教員に直接、就職率や各種試験の合格率を聞いてみよう

 大学や専門学校などに進学し、大半の学生は卒業後に就職されると思いますし、資格取得を目指している大学や専門学校などなら、資格取得する前提で就職活動を行っていると思います。一部、大学院へ進学される方もいるでしょう。
 そんな中で、大学や専門学校などの進学先を選ぶとき、資格取得試験がる学校なら、その合格率、そして就職率はとても重要です。「〇〇合格率100%」とホームページなどに掲載されていることもありますが、それは本当に自慢できる素晴らしいことで、なかなか達成できることではありません。就職率も同じです。ただ、その数字を出すのに本当に全員がそうであるか検証することお勧めします。
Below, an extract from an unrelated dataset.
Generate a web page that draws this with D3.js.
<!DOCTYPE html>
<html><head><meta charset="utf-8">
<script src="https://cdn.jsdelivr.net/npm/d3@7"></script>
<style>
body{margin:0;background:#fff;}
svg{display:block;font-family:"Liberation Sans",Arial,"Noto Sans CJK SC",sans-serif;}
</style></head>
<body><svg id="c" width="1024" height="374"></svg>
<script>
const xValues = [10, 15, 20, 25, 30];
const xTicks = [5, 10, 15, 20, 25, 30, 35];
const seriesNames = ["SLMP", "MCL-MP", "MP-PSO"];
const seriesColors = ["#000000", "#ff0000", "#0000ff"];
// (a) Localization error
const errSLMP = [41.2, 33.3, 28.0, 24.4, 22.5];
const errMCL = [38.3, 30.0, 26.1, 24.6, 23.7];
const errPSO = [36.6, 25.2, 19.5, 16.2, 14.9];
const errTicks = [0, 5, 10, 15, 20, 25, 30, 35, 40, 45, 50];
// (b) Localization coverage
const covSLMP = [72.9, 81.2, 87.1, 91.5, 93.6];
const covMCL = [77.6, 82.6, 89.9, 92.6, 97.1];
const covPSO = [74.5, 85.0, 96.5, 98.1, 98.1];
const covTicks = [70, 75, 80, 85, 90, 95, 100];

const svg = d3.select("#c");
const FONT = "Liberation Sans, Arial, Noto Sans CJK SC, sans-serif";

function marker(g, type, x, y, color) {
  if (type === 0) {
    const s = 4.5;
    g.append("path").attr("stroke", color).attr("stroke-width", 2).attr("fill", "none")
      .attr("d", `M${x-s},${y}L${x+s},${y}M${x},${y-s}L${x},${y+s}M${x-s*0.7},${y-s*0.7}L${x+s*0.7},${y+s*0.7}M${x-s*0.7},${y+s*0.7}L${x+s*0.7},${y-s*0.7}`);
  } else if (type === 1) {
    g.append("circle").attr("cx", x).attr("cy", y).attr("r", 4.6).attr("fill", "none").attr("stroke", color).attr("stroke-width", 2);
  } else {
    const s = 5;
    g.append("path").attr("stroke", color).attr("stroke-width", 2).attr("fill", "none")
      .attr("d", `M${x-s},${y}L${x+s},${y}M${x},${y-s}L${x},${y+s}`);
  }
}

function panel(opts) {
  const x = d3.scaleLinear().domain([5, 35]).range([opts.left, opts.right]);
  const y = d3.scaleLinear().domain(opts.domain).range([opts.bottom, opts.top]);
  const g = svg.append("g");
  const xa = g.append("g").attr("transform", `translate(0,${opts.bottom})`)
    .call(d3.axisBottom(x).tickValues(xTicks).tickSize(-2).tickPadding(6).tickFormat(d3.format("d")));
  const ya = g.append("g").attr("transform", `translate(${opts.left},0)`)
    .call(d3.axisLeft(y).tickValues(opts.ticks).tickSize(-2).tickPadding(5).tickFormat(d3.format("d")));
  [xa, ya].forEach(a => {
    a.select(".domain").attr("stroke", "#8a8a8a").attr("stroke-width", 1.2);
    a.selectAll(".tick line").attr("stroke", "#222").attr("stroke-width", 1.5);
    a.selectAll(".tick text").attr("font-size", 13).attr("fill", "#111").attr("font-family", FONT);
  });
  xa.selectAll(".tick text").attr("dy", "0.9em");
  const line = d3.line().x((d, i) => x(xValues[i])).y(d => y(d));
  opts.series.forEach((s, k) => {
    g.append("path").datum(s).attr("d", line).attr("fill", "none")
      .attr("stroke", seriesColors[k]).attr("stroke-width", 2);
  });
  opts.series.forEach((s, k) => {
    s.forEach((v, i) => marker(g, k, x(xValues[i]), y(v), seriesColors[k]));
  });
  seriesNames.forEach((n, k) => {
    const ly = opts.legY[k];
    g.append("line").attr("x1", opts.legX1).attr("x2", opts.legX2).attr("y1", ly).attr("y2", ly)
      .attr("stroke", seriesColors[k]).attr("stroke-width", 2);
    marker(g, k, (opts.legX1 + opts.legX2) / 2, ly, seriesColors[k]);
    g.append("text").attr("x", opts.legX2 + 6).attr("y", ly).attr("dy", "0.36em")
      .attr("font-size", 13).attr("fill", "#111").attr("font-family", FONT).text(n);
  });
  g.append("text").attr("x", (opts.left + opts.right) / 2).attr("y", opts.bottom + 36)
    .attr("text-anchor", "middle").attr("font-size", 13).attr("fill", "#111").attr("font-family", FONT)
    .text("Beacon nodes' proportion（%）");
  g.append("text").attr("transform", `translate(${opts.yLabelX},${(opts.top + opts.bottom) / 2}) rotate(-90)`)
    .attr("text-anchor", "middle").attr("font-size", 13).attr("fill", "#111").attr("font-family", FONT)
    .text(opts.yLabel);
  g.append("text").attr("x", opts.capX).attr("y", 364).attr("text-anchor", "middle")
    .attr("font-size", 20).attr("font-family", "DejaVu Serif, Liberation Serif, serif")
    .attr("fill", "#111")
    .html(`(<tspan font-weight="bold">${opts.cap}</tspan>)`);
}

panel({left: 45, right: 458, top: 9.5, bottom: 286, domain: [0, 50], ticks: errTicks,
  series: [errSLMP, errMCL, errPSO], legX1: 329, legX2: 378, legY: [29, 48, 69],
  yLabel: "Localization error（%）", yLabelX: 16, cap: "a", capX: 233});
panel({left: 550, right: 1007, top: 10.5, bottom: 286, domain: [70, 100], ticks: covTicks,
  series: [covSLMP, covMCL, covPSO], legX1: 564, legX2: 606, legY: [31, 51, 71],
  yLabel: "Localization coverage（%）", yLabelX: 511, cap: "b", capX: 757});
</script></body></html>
 まずは就職率で「就職率100%」とホームページなどに掲載されているところがあったとしましょう。全員が希望する就職先に就職できたのなら大変素晴らしいことですが、それは皆無に等しいです。それでも「就職率100%」は凄いのですが、以下のようなケースがあるのなら、少々考えものです。
※これはあくまで想像の話です。

ケース①
【本人が就職を辞退する】
 本人が就職活動を辞退しているので、数としてカウントされません。
 
ケース②
【希望する就職先が決まらず、現在アルバイトなどをしていれば、それを継続する】
 例えば、希望する就職先の試験に落ちてしまい、また来年度にチャレンジしたいので、現在のバイトを継続する。したがってアルバイト先が就職先。
 
ケース③
【就職する、しないは別の話で、一つでも内定をもらえば就職となる】
 これは正当な話ですが、内定を取らせるために本人が不本意なところへ採用試験や面接を受けさせたりするのなら、少々問題。
 
 しつこいようですが、これはあくまで想像の話です。このようなケースが仮に本当なら、就職相談部門のノルマがあるからだと推測することもできます。やはり就職率は学校のピーアールとして重要だからです。本当に就職率100%なら素晴らしい事です。
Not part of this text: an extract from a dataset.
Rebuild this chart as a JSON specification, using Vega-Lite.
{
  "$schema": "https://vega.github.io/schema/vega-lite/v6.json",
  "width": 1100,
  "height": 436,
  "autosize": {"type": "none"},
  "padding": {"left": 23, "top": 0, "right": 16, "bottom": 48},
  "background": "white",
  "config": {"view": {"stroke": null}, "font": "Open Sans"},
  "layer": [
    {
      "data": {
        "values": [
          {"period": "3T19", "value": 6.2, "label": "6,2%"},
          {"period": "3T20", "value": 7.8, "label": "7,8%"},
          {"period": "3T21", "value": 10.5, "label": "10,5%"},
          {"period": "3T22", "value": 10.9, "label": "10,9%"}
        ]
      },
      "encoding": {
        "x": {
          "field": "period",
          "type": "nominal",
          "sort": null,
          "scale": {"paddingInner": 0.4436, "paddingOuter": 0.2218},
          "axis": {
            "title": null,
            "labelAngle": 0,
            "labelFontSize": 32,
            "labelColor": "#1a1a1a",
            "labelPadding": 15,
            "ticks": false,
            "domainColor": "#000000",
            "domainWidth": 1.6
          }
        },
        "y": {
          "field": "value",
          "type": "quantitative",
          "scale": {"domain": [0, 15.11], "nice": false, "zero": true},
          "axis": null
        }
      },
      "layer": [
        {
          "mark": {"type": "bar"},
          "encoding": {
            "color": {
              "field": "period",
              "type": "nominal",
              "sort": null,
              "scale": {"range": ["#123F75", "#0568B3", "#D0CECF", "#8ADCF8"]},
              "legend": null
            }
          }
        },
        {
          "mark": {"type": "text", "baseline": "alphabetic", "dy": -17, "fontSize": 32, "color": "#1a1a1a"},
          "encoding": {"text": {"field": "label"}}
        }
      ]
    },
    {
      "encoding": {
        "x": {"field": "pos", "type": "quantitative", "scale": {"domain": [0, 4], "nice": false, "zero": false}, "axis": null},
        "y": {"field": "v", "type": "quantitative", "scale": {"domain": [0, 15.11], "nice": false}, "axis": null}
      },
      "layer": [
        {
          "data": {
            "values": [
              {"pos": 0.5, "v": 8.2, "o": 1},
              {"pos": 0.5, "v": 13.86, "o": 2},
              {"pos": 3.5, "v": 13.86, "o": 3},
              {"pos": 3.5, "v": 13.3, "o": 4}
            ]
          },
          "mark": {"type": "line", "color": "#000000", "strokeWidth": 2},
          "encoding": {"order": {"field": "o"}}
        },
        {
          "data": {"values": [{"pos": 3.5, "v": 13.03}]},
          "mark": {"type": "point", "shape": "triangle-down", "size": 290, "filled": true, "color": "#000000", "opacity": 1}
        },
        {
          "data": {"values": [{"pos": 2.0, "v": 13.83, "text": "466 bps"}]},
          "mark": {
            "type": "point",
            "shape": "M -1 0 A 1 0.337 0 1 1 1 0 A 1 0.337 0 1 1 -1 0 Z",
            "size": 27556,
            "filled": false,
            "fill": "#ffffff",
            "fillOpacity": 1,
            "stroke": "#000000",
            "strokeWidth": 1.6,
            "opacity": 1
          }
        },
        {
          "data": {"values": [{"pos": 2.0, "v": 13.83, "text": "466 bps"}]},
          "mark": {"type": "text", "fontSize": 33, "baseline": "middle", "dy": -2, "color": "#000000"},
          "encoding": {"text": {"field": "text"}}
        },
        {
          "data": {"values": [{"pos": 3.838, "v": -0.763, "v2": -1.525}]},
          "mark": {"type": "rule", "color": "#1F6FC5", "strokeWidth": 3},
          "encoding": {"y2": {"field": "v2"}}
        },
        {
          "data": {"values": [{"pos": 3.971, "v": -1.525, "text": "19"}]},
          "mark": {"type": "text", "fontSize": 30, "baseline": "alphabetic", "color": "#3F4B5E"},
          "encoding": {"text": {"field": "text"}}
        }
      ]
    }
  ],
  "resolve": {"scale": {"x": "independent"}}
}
 私の経験ですが、就職相談部門などの方々は、学生が学校を卒業して立派な社会人になってほしいため、本人の希望と併せて様々な就職先を勧めます。ですからとてもやりがいのある仕事です。
 でも、本当に本人がやりたい仕事、行きたい職場でないと、仮に就職させたとしても長続きしません。私も送り出した学生を見ているとそう感じます。逆に就職浪人して次のチャンスを待って、望んでいたところに就職した学生の方が長続きしているケースもあります。決して就職相談部門が悪いと言っているわけではありませんが、もし仮に就職率100%にこだわるばかり、学生に無理をさせているのなら問題です。
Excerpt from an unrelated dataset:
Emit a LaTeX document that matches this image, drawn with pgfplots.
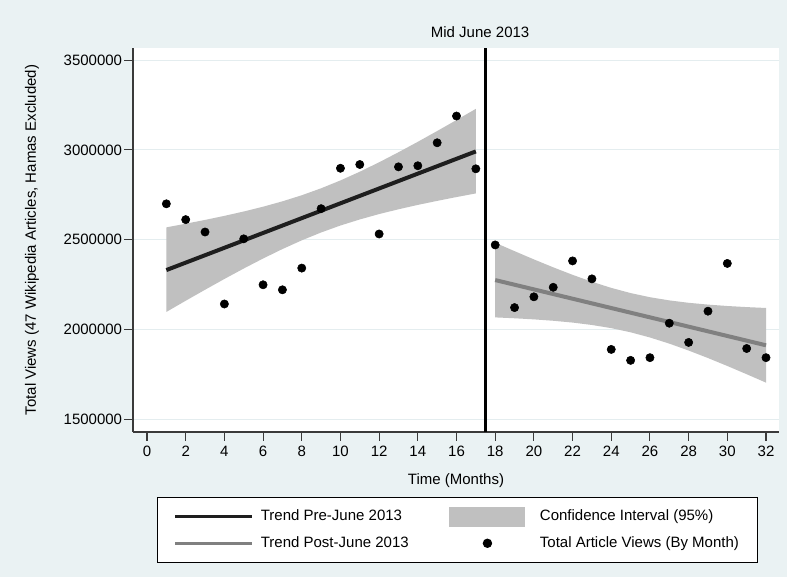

 また、「○○試験合格率100%」も大変素晴らしいことで、全員が受験して100%なら本当に凄いです。しかし、試験に合格する見込みがない学生を足切りしているのなら一長一短あり、こんな話は教育業界ではよく聞く話で、当たり前だという方もいるかもしれません。私もこの件については判断が難しいのですが、合格する見込みがないが学生を受験させるのは受験料がもったいないですし、わざわざ全体の合格率を下げるようなことは本当はしたくありません。
 ただ、毎年その判定時期が来て強く悩むのは「学生をここまで進級させてしまった責任は・・・」と罪悪感に浸ることも多々あります。卒業土壇場にきて、資格取得試験が受けられない、卒業もできないなんて事になったら、学生は本当に可哀そうです。もっと前(最終学年)にならないうちに「ある程度の印籠を渡していれば・・・」と強く思うこともあります。もちろん、外部などの実習で”不合格”になってしまえばどうにもなりませんが、やっぱり後味のいいものではありません。
 ちなみに私は、基本的に外部での実習に落ちてしまった学生以外、資格試験に合格する見込みが低くても、本人が希望すれば資格を受験してもらい、卒業もしてもらいました。だって最高学年まで、とりあえず単位を落とさず進級し、かつ外部の実習も合格しているのに、資格試験に合格する見込みがないからといって留年させたりするのは、私にはできませんでした・・・。
 このような考えだと”優しいいい先生”と思われるかもしれませんし、逆に「お前のような”甘やかす”教員がいるからこと、学生がどんどんダメになるんだ」と、お叱りを受けることもあります。ですが、このことは少々デリケートな問題なので、後編でお話ししたいと思います。
 話は戻りますが、就職率や資格試験の合格率を、是非とも入学相談部門などの方に聞くのも結構ですが、ここもオープンキャンパスや体験入学などで、直接教員に尋ねてみるといいでしょう。教員だって就職率や資格試験の合格率が悪ければ、管理職から「学生指導が悪いからだ」と言われ、在校生からも嫌味を言われます。どんな教員だって優秀な学生に入学してほしいですし、後からバレても嫌なので、嘘はつかないと思います。
 逆に、このような考えはないとは思いますが、万が一、入学相談部門などの職員方が「入学させてしまえば、後は教員の仕事だから」と考えていれば、少々問題です。
 是非とも教員や在校生に真実を聞いてみてください。
 
ひとこと
 何事も100%は凄いことですが、純の100%なのか、裏がある100%なのか、そもそも論で、100%が健康的な数字でないような気がするのは、はして私だけでしょうか・・・。
 また、最新の数字を確認し、もし系列校があるなら、系列校全体の平均数字であるケースがありますので、ご注意ください。